Эту одержимость, это стремление как бы «перевоплотиться» в Сальвини нельзя объяснить только добросовестностью, только наблюдательностью, хотя то и другое было свойственно Станиславскому в высокой степени. Объясняется это прежде всего родством, вернее — единством творческих устремлений, которые роднят молодого любителя с великим актером. О создании таких же образов, о такой же абсолютной власти над зрительным залом мечтает актер-любитель — о власти, которую запечатлел Аполлон Григорьев в своем описании Сальвини — Отелло:
«…не знаю, как чувствовали другие, а по мне пробежала холодная струя… В начале страшного разговора с Яго он все ходил, сосредоточенный, не возвышая тона голоса, и это было ужасно… Когда вошла опять Дездемона, — все еще дух мучительно торжествовал над кровью, — все еще хотелось бедному Мавру удержать руками свой якорь спасения, впиться в него зубами, если изменят руки… Даже в полуразбитой вере еще будет слышаться глубокая, страстная нежность… Она-то, эта нежность, но соединенная с жалобным, беспредельно грустным выражением, прорвалась в тихо сказанном „Andiamo!“ (Пойдем) — и от этого тихого слова застонала и заревела масса партера, а Иван Иванович судорожно сжал мою руку. Я взглянул на него. В лице у него не было ни кровинки».

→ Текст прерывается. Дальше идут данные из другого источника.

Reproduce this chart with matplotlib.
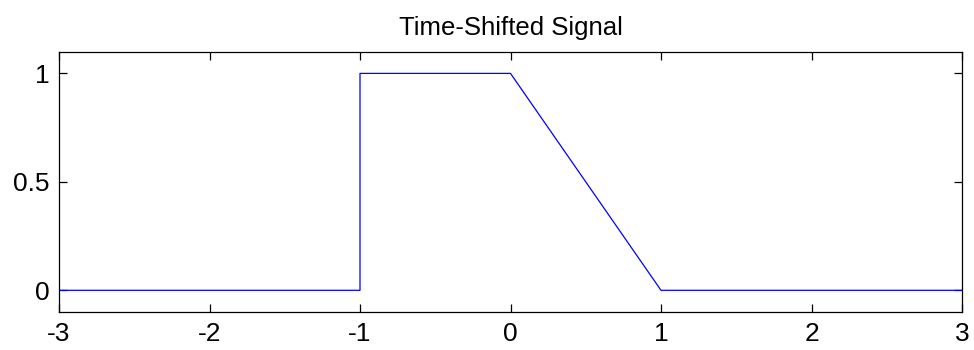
import matplotlib
matplotlib.use('Agg')
import matplotlib.pyplot as plt

# breakpoints of the shifted signal
t = [-3, -1, -1, 0, 1, 3]
x = [0, 0, 1, 1, 0, 0]

xticks = [-3, -2, -1, 0, 1, 2, 3]
yticks = [0, 0.5, 1]

plt.rcParams['font.family'] = ['Liberation Sans', 'DejaVu Sans']

fig = plt.figure(figsize=(9.74, 3.5), dpi=100)
ax = fig.add_axes([59 / 974, 1 - 312 / 350, (962 - 59) / 974, (312 - 51.7) / 350])

ax.plot(t, x, color='#0000ff', linewidth=0.9)

ax.set_xlim(-3, 3)
ax.set_ylim(-0.1, 1.1)
ax.set_xticks(xticks)
ax.set_xticklabels([str(v) for v in xticks])
ax.set_yticks(yticks)
ax.set_yticklabels(['0', '0.5', '1'])

ax.tick_params(direction='in', length=6, width=0.9, labelsize=19,
               top=True, right=True, pad=7)
for s in ax.spines.values():
    s.set_linewidth(0.9)

ax.set_title('Time-Shifted Signal', fontsize=18.5, pad=12)

fig.savefig('out.png', dpi=100)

Станиславский тоже слышал этот «стон зала», слитого со сценой, покоренного и потрясенного великим актером. Но его не меньше волновал сам процесс творчества, «секреты» профессионализма Сальвини. Итальянский трагик потрясал зал не «порывами», но всей логикой развития роли, всей сценической жизнью героя. Он был не рабом своего вдохновения, но хозяином его. Так истово готовясь к выступлению, так сосредоточиваясь перед выходом на сцену, Сальвини не обманывал ожидания зала. Он всегда — гений, каждый его спектакль — чудо рождения образа на сцене, полнейшее слияние актера с ролью. Именно это поражает и привлекает — абсолютное владение собой во время спектакля, умение ежедневно, ежевечерне вызывать состояние, называемое вдохновением.

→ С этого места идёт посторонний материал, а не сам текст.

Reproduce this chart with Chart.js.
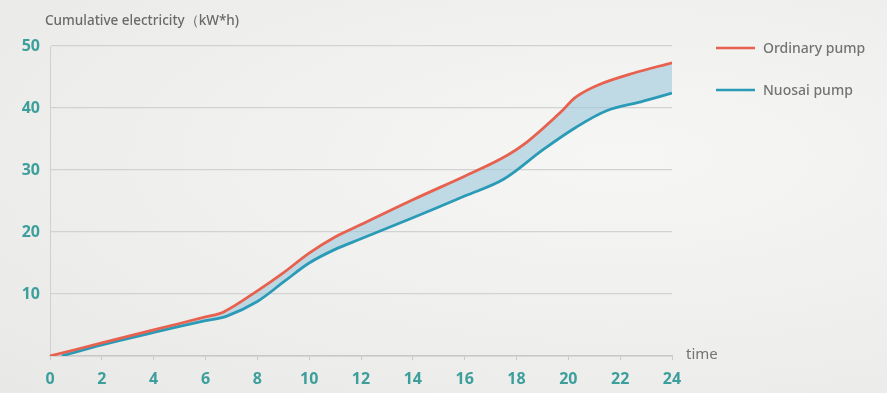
<!DOCTYPE html>
<html>
<head>
<meta charset="utf-8">
<script src="https://cdn.jsdelivr.net/npm/chart.js@4/dist/chart.umd.min.js"></script>
<style>
  html, body { margin: 0; padding: 0; background: #efefed; }
  #wrap { width: 887px; height: 393px; position: relative;
          background: radial-gradient(ellipse at 70% 40%, #f6f6f4 0%, #eeeeec 60%, #e8e8e6 100%); }
  canvas { display: block; }
</style>
</head>
<body>
<div id="wrap"><canvas id="c" width="887" height="393"></canvas></div>
<script>
// Cumulative electricity (kW*h) against time for the two pumps
const ordinaryTime  = [0, 2, 4, 6, 6.7, 8, 9, 10, 11, 12, 14, 16, 17.4, 18.4, 19.7, 20.3, 21.2, 22.5, 24];
const ordinaryValue = [0, 2.1, 4.2, 6.3, 7.1, 10.5, 13.4, 16.6, 19.2, 21.2, 25.2, 29.0, 31.8, 34.5, 39.3, 41.8, 43.8, 45.6, 47.3];

const nuosaiTime  = [0.45, 2, 4, 6, 6.8, 8, 9, 10, 11, 12, 14, 16, 17.5, 19, 20.3, 21.5, 22.8, 24];
const nuosaiValue = [0, 1.8, 3.8, 5.7, 6.4, 8.8, 11.9, 15.0, 17.2, 18.9, 22.3, 25.8, 28.5, 33.2, 36.9, 39.6, 41.0, 42.4];

const seriesNames = ['Ordinary pump', 'Nuosai pump'];
const yTitle = 'Cumulative electricity（kW*h)';
const xTitle = 'time';

const toPoints = (xs, ys) => xs.map((x, i) => ({ x: x, y: ys[i] }));

const RED = '#e8604e';
const BLUE = '#2b9ab6';
const TICK = '#3d9f9c';
const TEXT = '#737373';
const FONT = '"Noto Sans", "Open Sans", sans-serif';

// Axis titles and the legend on the right
const annotations = {
  id: 'annotations',
  afterDraw(chart) {
    const ctx = chart.ctx;
    const area = chart.chartArea;
    ctx.save();
    ctx.fillStyle = '#6a6a6a';
    ctx.font = '500 13.5px ' + FONT;
    ctx.textBaseline = 'middle';
    ctx.textAlign = 'left';
    ctx.fillText(yTitle, 45, 21);
    ctx.fillStyle = TEXT;
    ctx.font = '15px ' + FONT;
    ctx.fillText(xTitle, area.right + 14, area.bottom - 1);

    const items = chart.data.datasets;
    items.forEach((ds, i) => {
      const y = 48 + i * 42;
      ctx.strokeStyle = ds.borderColor;
      ctx.lineWidth = 2.5;
      ctx.beginPath();
      ctx.moveTo(716, y);
      ctx.lineTo(755, y);
      ctx.stroke();
      ctx.fillStyle = TEXT;
      ctx.font = '500 14px ' + FONT;
      ctx.fillText(ds.label, 763, y + 1);
    });
    ctx.restore();
  }
};

new Chart(document.getElementById('c'), {
  type: 'line',
  data: {
    datasets: [
      {
        label: seriesNames[0],
        data: toPoints(ordinaryTime, ordinaryValue),
        borderColor: RED,
        borderWidth: 2.8,
        pointRadius: 0,
        tension: 0.35,
        fill: false
      },
      {
        label: seriesNames[1],
        data: toPoints(nuosaiTime, nuosaiValue),
        borderColor: BLUE,
        borderWidth: 2.8,
        pointRadius: 0,
        tension: 0.35,
        fill: { target: 0 },
        backgroundColor: 'rgba(150, 196, 218, 0.55)'
      }
    ]
  },
  options: {
    responsive: false,
    animation: false,
    layout: { padding: { left: 0, right: 215, top: 46, bottom: 0 } },
    plugins: { legend: { display: false }, tooltip: { enabled: false } },
    scales: {
      x: {
        type: 'linear',
        min: 0, max: 24,
        border: { display: true, color: '#c8c8c8', width: 1.5 },
        grid: { display: true, drawOnChartArea: false, drawTicks: true, tickLength: 4, color: '#c8c8c8' },
        ticks: {
          stepSize: 2, color: TICK, padding: 10,
          font: { family: FONT, size: 16, weight: 'bold' }
        },
        afterFit(scale) { scale.height = 37; }
      },
      y: {
        min: 0, max: 50,
        border: { display: true, color: '#d0d0d0', width: 1 },
        grid: { color: '#d2d2d2', lineWidth: 1.2, drawTicks: false },
        ticks: {
          stepSize: 10, color: TICK, padding: 10,
          font: { family: FONT, size: 16, weight: 'bold' },
          callback: v => (v === 0 ? '' : v)
        },
        afterFit(scale) { scale.width = 50; }
      }
    }
  },
  plugins: [annotations]
});
</script>
</body>
</html>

Между тем любитель все острее ощущает поверхностность, недостаточность своей сценической школы, вернее — ее отсутствие. В двадцать два года он обращается к приехавшему на гастроли немецкому трагику Эрнсту Поссарту с просьбой дать ему несколько уроков. Уроки, естественно, не очень ладятся — в немецком языке Алексеев-младший не силен (в противоположность французскому), и вообще ему нужна азбука сцены, а Поссарт знакомит его с собственными теориями ритма и музыкальности сценического действия. Эти занятия быстро кончаются; зимой 1884/85 года любитель начинает брать уроки вокала у певца и педагога Федора Петровича Комиссаржевского, а осенью сдает экзамены на курсы драматического искусства Московского театрального училища. Читает на экзаменах под внимательным взглядом Гликерии Николаевны Федотовой не комедийную сцену, но торжественного пушкинского «Наполеона». На курсы его принимают, плату за обучение он вносит изрядную, сразу же получает заглавную роль в модной пьесе «Наш друг Неклюжев», репетирует ее, посещает несколько занятий — и легко бросает эти занятия, отговариваясь нехваткой времени.